Successive documents put out by TRAI had recommended open auctions for allocation of scarce spectrum. The regulator’s suggestions have been cherry-picked and ignored to enable foreign companies to pick up equity stakes in Indian companies—conclusively (and ironically) establishing that each all-India licence that was given in January 2008 for Rs 1,651 crore (or prices determined in June 2001) had an actual market value that was six-seven times higher.

What Raja cannot justify is that two of the biggest beneficiaries of his decisions are real estate firms (Swan and Unitech) with no experience in telecom and which had close relations with him in his earlier avatar as Union minister of state of environment and forests.

On September 25, 2007, hours after Unitech put in 22 applications in the name of eight companies, the cutoff date was brought forward through an innocuous three-line press note. In three working days, 373 additional applications were received from local firms, not global players. Still, he chose not to accept new applications. Raja waited until D.S. Mathur, the then secretary, DoT, and Manju Madhavan, member, finance, Telecom Commission, (who had both resisted his moves) were out of the way—the former retired and the latter retired prematurely—and a new secretary, Siddharth Behura, was appointed on January 1, 2008, before letters of intent were issued.

Is it not true that the PMO engaged the DoT in November 2007 (as did the law ministry) calling for the establishment of an empowered group of ministers to award licences? And that Raja refused to oblige on the specious plea that only “procedures” had to be decided, not “policy issues”? Further, the then finance secretary, D. Subbarao (now rbi governor), wanted the DoT to stay its actions, but he too was ignored.

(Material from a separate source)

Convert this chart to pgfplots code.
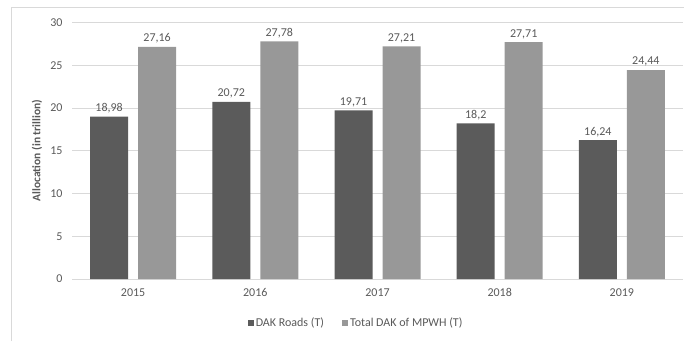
\documentclass[border=0pt]{standalone}
\usepackage{pgfplots}
\pgfplotsset{compat=1.18}
\usepackage{fontspec}
\setmainfont{Carlito}
\definecolor{darkbar}{HTML}{5B5B5B}
\definecolor{lightbar}{HTML}{989898}
\definecolor{gridgray}{HTML}{D9D9D9}
\definecolor{textgray}{HTML}{595959}

\begin{document}
\begin{tikzpicture}[x=1pt,y=1pt]
\useasboundingbox (0,0) rectangle (685,341);
% chart frame
\draw[gridgray, line width=0.8pt] (11,0) -- (11,334) -- (684,334);
\begin{axis}[
  at={(72pt,62pt)}, anchor=south west,
  scale only axis, width=611pt, height=256.5pt,
  ymin=0, ymax=30, xmin=-0.5, xmax=4.5,
  ytick={0,5,...,30},
  xtick={0,1,2,3,4},
  xticklabels={2015,2016,2017,2018,2019},
  ybar=10pt, bar width=38pt,
  axis x line*=bottom, axis y line*=left,
  y axis line style={draw=none},
  x axis line style={gridgray, line width=0.8pt},
  ymajorgrids, grid style={gridgray, line width=0.8pt},
  major tick length=0pt,
  /pgf/number format/assume math mode=true,
  tick label style={font=\fontsize{12}{14}\selectfont, color=textgray},
  yticklabel style={xshift=-6pt},
  xticklabel style={yshift=-6pt},
  nodes near coords,
  nodes near coords style={font=\fontsize{12}{14}\selectfont, color=textgray,
    /pgf/number format/.cd, fixed, precision=2, use comma, assume math mode=true},
  legend columns=2,
  legend style={at={(0.465,-0.1715)}, anchor=center, draw=none, fill=none,
    font=\fontsize{12}{14}\selectfont, text=textgray,
    /tikz/every even column/.append style={column sep=16pt}},
  legend image code/.code={\fill[#1,draw=none] (0pt,-3pt) rectangle (6pt,3pt);},
]
\addplot[fill=darkbar, draw=none] coordinates {(0,18.98) (1,20.72) (2,19.71) (3,18.2) (4,16.24)};
\addplot[fill=lightbar, draw=none] coordinates {(0,27.16) (1,27.78) (2,27.21) (3,27.71) (4,24.44)};
\legend{DAK Roads (T), Total DAK of MPWH (T)}
\end{axis}
\node[rotate=90, font=\bfseries\fontsize{11.5}{13}\selectfont, text=textgray] at (37,190.5) {Allocation (in trillion)};
\end{tikzpicture}
\end{document}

Raja’s claim that high spectrum prices would increase charges paid by consumers is not borne out by facts. Despite Vodafone paying $11 billion (nearly Rs 55,000 crore) for a 67 per cent controlling stake in Hutchison Essar in February 2007, telecom tariffs have crashed by nearly a third since then.

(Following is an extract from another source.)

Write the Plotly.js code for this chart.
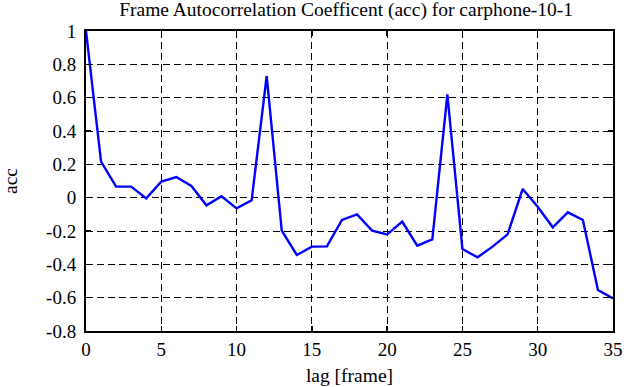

Raja cannot deny that on January 10, 2008, at 2.45 pm, an announcement was posted on the website of the DoT stating that letters of intent would be issued to companies between 3.30 pm and 4.30 pm after they paid huge application fees immediately by demand draft with supporting documentation. Nor can he deny that a mad melee ensued that afternoon in the corridors of Sanchar Bhavan—well-heeled CEOs were manhandled by bouncers hired by their business rivals before the cops turned up, late as usual.

Raja also knows that the central vigilance commissioner wrote to DoT secretary Behura on November 15, 2008, asking him “not to lose sight of the malfeasance and moral indifference in pursuing with the decision” to allot licences and spectrum on an fcfs basis to companies that subsequently sold their stakes at fancy prices to foreign firms. What is the PM waiting for? Will he call Raja’s bluff? Or will he continue to maintain silence over Raja’s claims that imply that the PM and some of his senior colleagues were accomplices in the biggest scandal in independent India?